Despite the fact that Greek banks have already increased their deposit rates by almost the full 0.25 percent recent rise in the European Central Bank’s (ECB) key rate, the return to depositors remains negative when taking into account the cost of borrowing and inflation. The rate for a savings account with a balance of 30,000 euros is between 0.50 percent and 1.0 percent, while a balance of 60,000 euros will not yield more than 1.35 percent. Bankers counter criticism by arguing that the high rates of the past reflected even higher inflation rates. Real returns, they note, were never high. Nevertheless, negative returns have had little effect in dissuading Greek depositors from parking their money in savings accounts. According to Bank of Greece data, deposit account balances stood 7.9 percent higher at the end of 2005 than a year earlier, to about 80 billion euros. But much more impressively, time deposits skyrocketed 48 percent higher to 53.7 billion euros, largely as the result of a shift away from money market funds. Central bank data show that customers’ total balances rose 37 percent between 2001 and 2005, much higher than the country’s gross domestic product. Placements in mutual funds, the main investment in retail banking, rose just 4.1 percent to 27.9 billion euros.

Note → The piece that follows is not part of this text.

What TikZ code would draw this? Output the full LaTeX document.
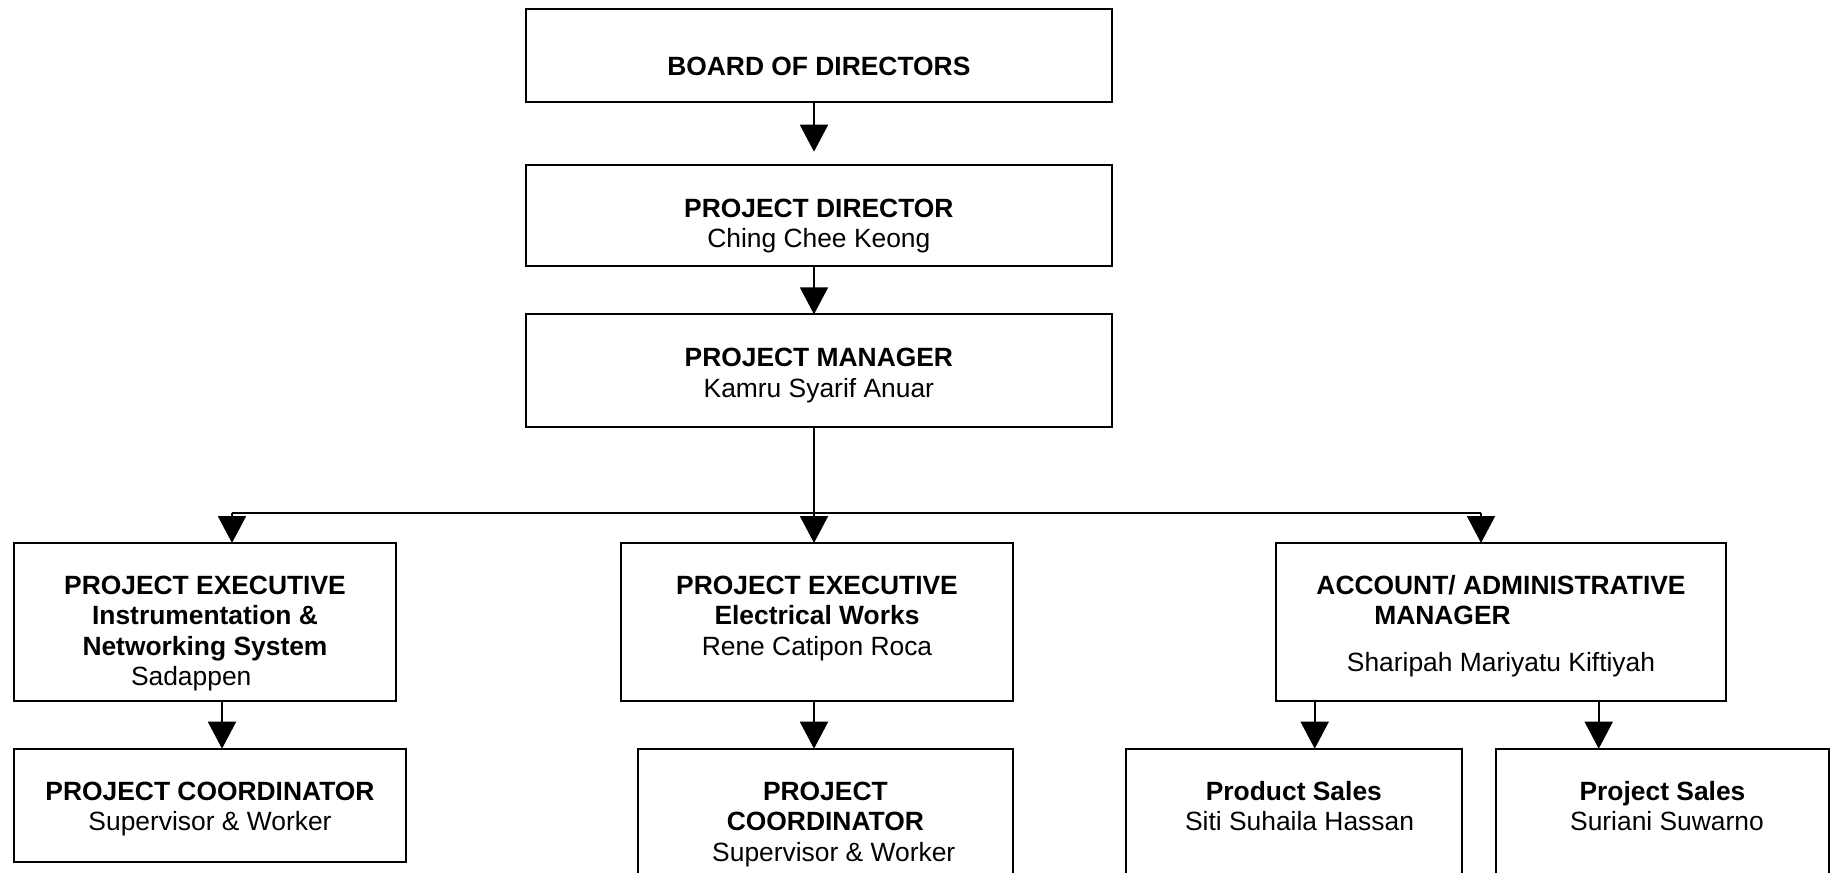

This dismal performance compared to savings accounts, of course, cannot be dissociated from the bitter taste left to investors from the stock market crash in 1999-2000. In recent years, banks have intensified efforts to turn deposit accounts into instruments for conducting daily transactions which have typically taken much time and effort, notably the payment of the household and consumer bills. Bank data show that the average balance of savings accounts is now about 8,000 euros, with 70 percent of accounts holding balances between 2,500 and 30,000 euros. About four million depositors have balances of less than 3,000 euros. According to ECB data, the average number of non-cash transactions (involving checks, credit and debit cards, standing orders and remittances) per inhabitant in the European Union in 2003 was 150, with Finland leading with 227. In Spain the number of such transactions was 80, in Italy 57 and in Greece it was the lowest in the 15 old members, at just 10.